### Directions:
Word for word, extract the first line of the records below and each line after it, up to and including the line with "ax = fig.add_axes([0.0617, 0.1604, 0.9383, 0.7816])". Pictures are left out.

------ Data supplied ------

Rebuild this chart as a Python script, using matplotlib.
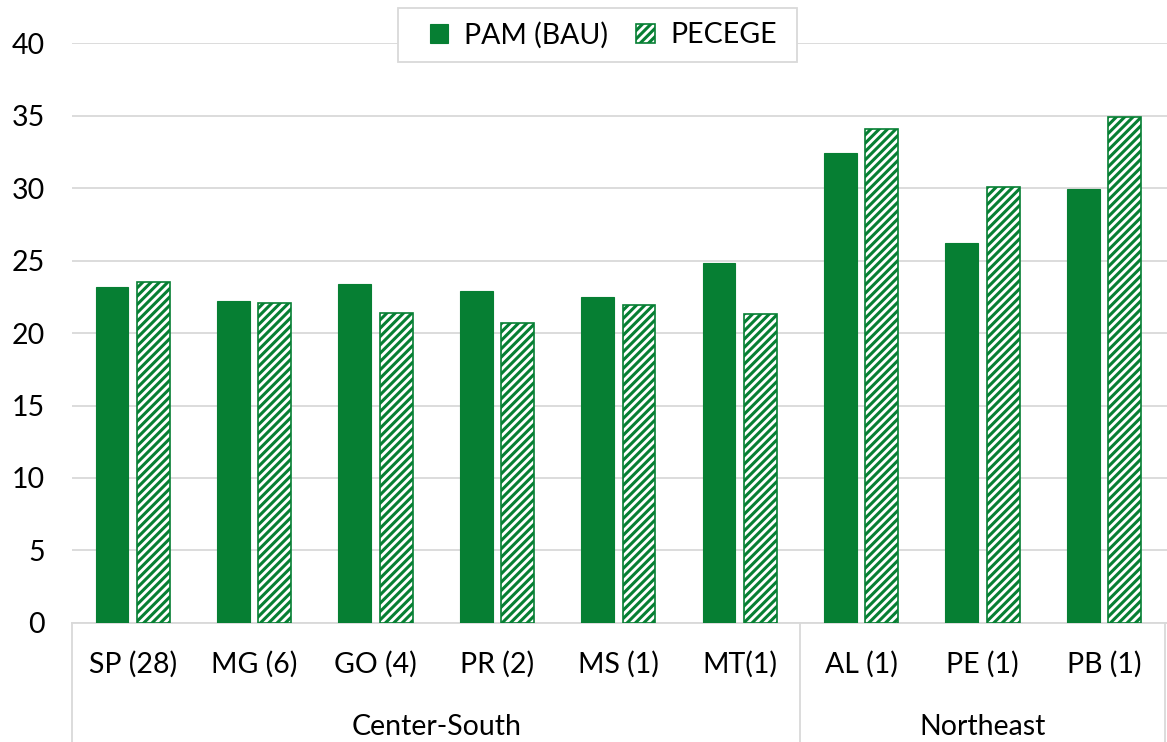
import numpy as np
import matplotlib.pyplot as plt
import matplotlib.transforms as mtransforms
from matplotlib.patches import Rectangle

plt.rcParams['font.family'] = ['Lato', 'DejaVu Sans']
plt.rcParams['hatch.linewidth'] = 2.2

states = ['SP (28)', 'MG (6)', 'GO (4)', 'PR (2)', 'MS (1)', 'MT(1)', 'AL (1)', 'PE (1)', 'PB (1)']
pam = [23.2, 22.2, 23.4, 22.9, 22.5, 24.8, 32.4, 26.2, 29.9]
pecege = [23.5, 22.1, 21.4, 20.7, 21.9, 21.3, 34.1, 30.1, 34.9]
regions = ['Center-South', 'Northeast']
region_sizes = [6, 3]

green = '#067f33'
grey = '#d9d9d9'
fs = 20.5

W, H = 1167, 742
fig = plt.figure(figsize=(W / 100, H / 100), dpi=100)
ax = fig.add_axes([0.0617, 0.1604, 0.9383, 0.7816])

x = np.arange(len(states))
w = 0.27
b1 = ax.bar(x - 0.17, pam, w, color=green, edgecolor=green, linewidth=0.8, label='PAM (BAU)', zorder=3)
b2 = ax.bar(x + 0.17, pecege, w, facecolor='white', edgecolor=green, hatch='////',
            linewidth=1.2, label='PECEGE', zorder=3)

ax.set_ylim(0, 40)
ax.set_xlim(-0.5, len(states) - 0.48)
ax.set_yticks(range(0, 41, 5))
ax.yaxis.grid(True, color=grey, linewidth=1.3, zorder=0)
ax.set_axisbelow(True)
for s in ['top', 'right', 'left']:
    ax.spines[s].set_visible(False)
ax.spines['bottom'].set_color(grey)
ax.spines['bottom'].set_linewidth(1.3)
ax.tick_params(axis='both', length=0, labelsize=fs, colors='black')
ax.tick_params(axis='y', pad=19.5)
ax.tick_params(axis='x', pad=20)
ax.set_xticks(x)
ax.set_xticklabels(states)

# region brackets under the state labels
trans = mtransforms.blended_transform_factory(ax.transData, ax.transAxes)
bottom = -0.21
edges = np.concatenate([[0], np.cumsum(region_sizes)]) - 0.5
for e in edges:
    ax.plot([e, e], [0, bottom], transform=trans, color=grey, linewidth=1.3, clip_on=False)
for name, a, b in zip(regions, edges[:-1], edges[1:]):
    ax.text((a + b) / 2, -0.18, name, transform=trans, ha='center', va='center', fontsize=fs)

# legend box drawn separately so it can be wider than the entries
fig.patches.append(Rectangle((398 / W, 1 - 62 / H), 399 / W, 54 / H, transform=fig.transFigure,
                             facecolor='white', edgecolor=grey, linewidth=1.3, zorder=2))
fig.legend(handles=[b1, b2], loc='center', bbox_to_anchor=(0.517, 0.953), ncol=2, fontsize=fs,
           frameon=False, handlelength=0.65, handleheight=0.65, handletextpad=0.55,
           columnspacing=1.0, borderpad=0)

fig.savefig('out.png', dpi=100)
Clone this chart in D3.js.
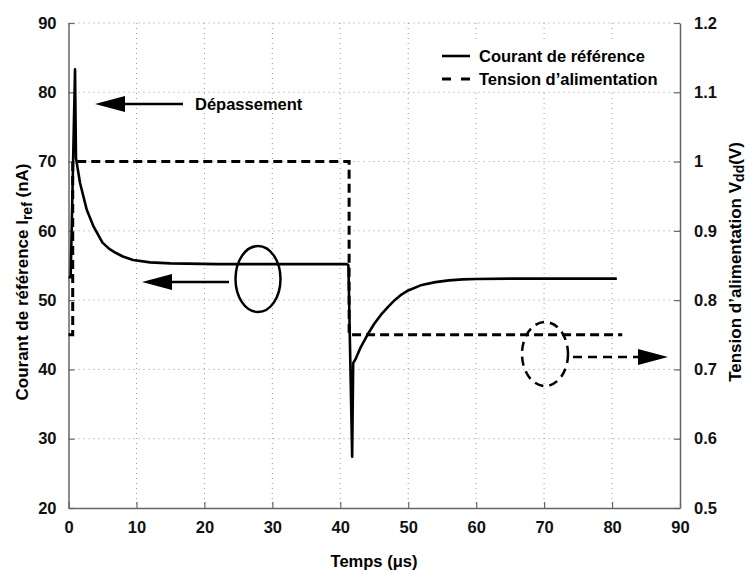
<!DOCTYPE html>
<html><head><meta charset="utf-8">
<script src="https://cdn.jsdelivr.net/npm/d3@7"></script>
<style>body{margin:0;background:#fff}svg{display:block}text{font-family:"Liberation Sans",Arial,sans-serif;font-weight:bold}</style>
</head><body><svg id="c" width="750" height="572"></svg>
<script>
// Data
const courantT = [0, 0.32, 0.96, 1.1, 1.7, 2.7, 3.7, 5.0, 6.0, 7.0, 8.0, 9.5, 12, 15, 22, 30, 41.0, 41.2, 41.75, 41.9, 42.3, 43, 44, 45, 46, 47, 48, 49, 50, 52, 54, 56, 58, 60, 65, 80.7];
const courantI = [53.3, 53.3, 83.3, 70.5, 66.9, 63.0, 60.6, 58.3, 57.4, 56.8, 56.3, 55.8, 55.45, 55.3, 55.2, 55.2, 55.2, 55.0, 27.4, 40.9, 41.6, 43.2, 45.0, 46.6, 47.9, 49.0, 50.0, 50.8, 51.4, 52.2, 52.6, 52.85, 53.0, 53.05, 53.1, 53.1];
const tensionT = [0, 0.62, 0.62, 41.3, 41.3, 81.5];
const tensionV = [0.75, 0.75, 1.0, 1.0, 0.75, 0.75];
const xTicks = [0,10,20,30,40,50,60,70,80,90];
const yLeftTicks = [20,30,40,50,60,70,80,90];
const yRightTicks = [0.5,0.6,0.7,0.8,0.9,1,1.1,1.2];
const legendLabels = ["Courant de référence", "Tension d’alimentation"];

const FS = 16.5;
const svg = d3.select("#c");
const L = 68.5, R = 680, T = 23, B = 508;
const x = d3.scaleLinear().domain([0,90]).range([L,R]);
const yL = d3.scaleLinear().domain([20,90]).range([B,T]);
const yR = d3.scaleLinear().domain([0.5,1.2]).range([B,T]);

// grid
const g = svg.append("g");
g.selectAll(".gx").data(xTicks.slice(1,-1)).enter().append("line")
 .attr("x1",d=>x(d)).attr("x2",d=>x(d)).attr("y1",T).attr("y2",B)
 .attr("stroke","#999").attr("stroke-width",1).attr("stroke-dasharray","1,4");
g.selectAll(".gy").data(yLeftTicks.slice(1)).enter().append("line")
 .attr("y1",d=>yL(d)).attr("y2",d=>yL(d)).attr("x1",L).attr("x2",R)
 .attr("stroke","#999").attr("stroke-width",1).attr("stroke-dasharray","1,4");

// axes
const axB = svg.append("g").attr("transform",`translate(0,${B})`)
 .call(d3.axisBottom(x).tickValues(xTicks).tickSizeInner(-6).tickSizeOuter(0).tickPadding(13));
const axL = svg.append("g").attr("transform",`translate(${L},0)`)
 .call(d3.axisLeft(yL).tickValues(yLeftTicks).tickSizeInner(-6).tickSizeOuter(0).tickPadding(12));
const axR = svg.append("g").attr("transform",`translate(${R},0)`)
 .call(d3.axisRight(yR).tickValues(yRightTicks).tickFormat(d3.format("~g")).tickSizeInner(-6).tickSizeOuter(0).tickPadding(14));
[axB,axL,axR].forEach(a=>{
  a.selectAll("path").attr("stroke","#666").attr("stroke-width",1.5);
  a.selectAll("line").attr("stroke","#666").attr("stroke-width",1.2);
  a.selectAll("text").attr("font-size",FS).attr("font-weight","bold").attr("fill","#111")
   .style("font-family","'Liberation Sans',Arial,sans-serif");
});

// lines
const lineI = d3.line().x((d,i)=>x(courantT[i])).y((d,i)=>yL(courantI[i]));
svg.append("path").attr("d",lineI(courantT)).attr("fill","none").attr("stroke","#000").attr("stroke-width",2.6).attr("stroke-linejoin","round");
const lineV = d3.line().x((d,i)=>x(tensionT[i])).y((d,i)=>yR(tensionV[i]));
svg.append("path").attr("d",lineV(tensionT)).attr("fill","none").attr("stroke","#000").attr("stroke-width",3).attr("stroke-dasharray","9,5");

// legend
svg.append("rect").attr("x",412).attr("y",43).attr("width",265).attr("height",46).attr("fill","#fff");
svg.append("line").attr("x1",442).attr("x2",470).attr("y1",56).attr("y2",56).attr("stroke","#000").attr("stroke-width",2.6);
svg.append("line").attr("x1",442).attr("x2",470).attr("y1",79).attr("y2",79).attr("stroke","#000").attr("stroke-width",3).attr("stroke-dasharray","9,10");
legendLabels.forEach((t,i)=>svg.append("text").attr("x",479).attr("y",62+i*23).attr("font-size",FS).attr("fill","#000").text(t));

// annotations
function arrow(x1,x2,y,dash){
  const b = x2<x1? x2+30 : x2-30;
  svg.append("line").attr("x1",x1).attr("x2",b).attr("y1",y).attr("y2",y).attr("stroke","#000").attr("stroke-width",2.5).attr("stroke-dasharray",dash?"9,6":null);
  svg.append("path").attr("d",`M${x2},${y} L${b},${y-8} L${b},${y+8} Z`).attr("fill","#000");
}
arrow(183,95,104,false);
svg.append("text").attr("x",195).attr("y",110).attr("font-size",FS).attr("fill","#000").text("Dépassement");
svg.append("ellipse").attr("cx",258).attr("cy",279).attr("rx",22.5).attr("ry",33).attr("fill","none").attr("stroke","#000").attr("stroke-width",2.5);
arrow(229,142,282,false);
svg.append("ellipse").attr("cx",545).attr("cy",354).attr("rx",23).attr("ry",32).attr("fill","none").attr("stroke","#000").attr("stroke-width",2.5).attr("stroke-dasharray","9,6");
arrow(573,668,357,true);

// axis titles
svg.append("text").attr("x",374).attr("y",567).attr("text-anchor","middle").attr("font-size",FS).attr("fill","#000").text("Temps (μs)");
const tl = svg.append("text").attr("transform","translate(28,282) rotate(-90)").attr("text-anchor","middle").attr("font-size",17).attr("fill","#000");
tl.append("tspan").text("Courant de référence I");
tl.append("tspan").attr("font-size",14).attr("dy",4).text("ref");
tl.append("tspan").attr("dy",-4).text(" (nA)");
const tr = svg.append("text").attr("transform","translate(741,262) rotate(-90)").attr("text-anchor","middle").attr("font-size",17).attr("fill","#000");
tr.append("tspan").text("Tension d’alimentation V");
tr.append("tspan").attr("font-size",14).attr("dy",3).text("dd");
tr.append("tspan").attr("dy",-3).text("(V)");
</script></body></html>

------

### Reply:
Rebuild this chart as a Python script, using matplotlib.
import numpy as np
import matplotlib.pyplot as plt
import matplotlib.transforms as mtransforms
from matplotlib.patches import Rectangle

plt.rcParams['font.family'] = ['Lato', 'DejaVu Sans']
plt.rcParams['hatch.linewidth'] = 2.2

states = ['SP (28)', 'MG (6)', 'GO (4)', 'PR (2)', 'MS (1)', 'MT(1)', 'AL (1)', 'PE (1)', 'PB (1)']
pam = [23.2, 22.2, 23.4, 22.9, 22.5, 24.8, 32.4, 26.2, 29.9]
pecege = [23.5, 22.1, 21.4, 20.7, 21.9, 21.3, 34.1, 30.1, 34.9]
regions = ['Center-South', 'Northeast']
region_sizes = [6, 3]

green = '#067f33'
grey = '#d9d9d9'
fs = 20.5

W, H = 1167, 742
fig = plt.figure(figsize=(W / 100, H / 100), dpi=100)
ax = fig.add_axes([0.0617, 0.1604, 0.9383, 0.7816])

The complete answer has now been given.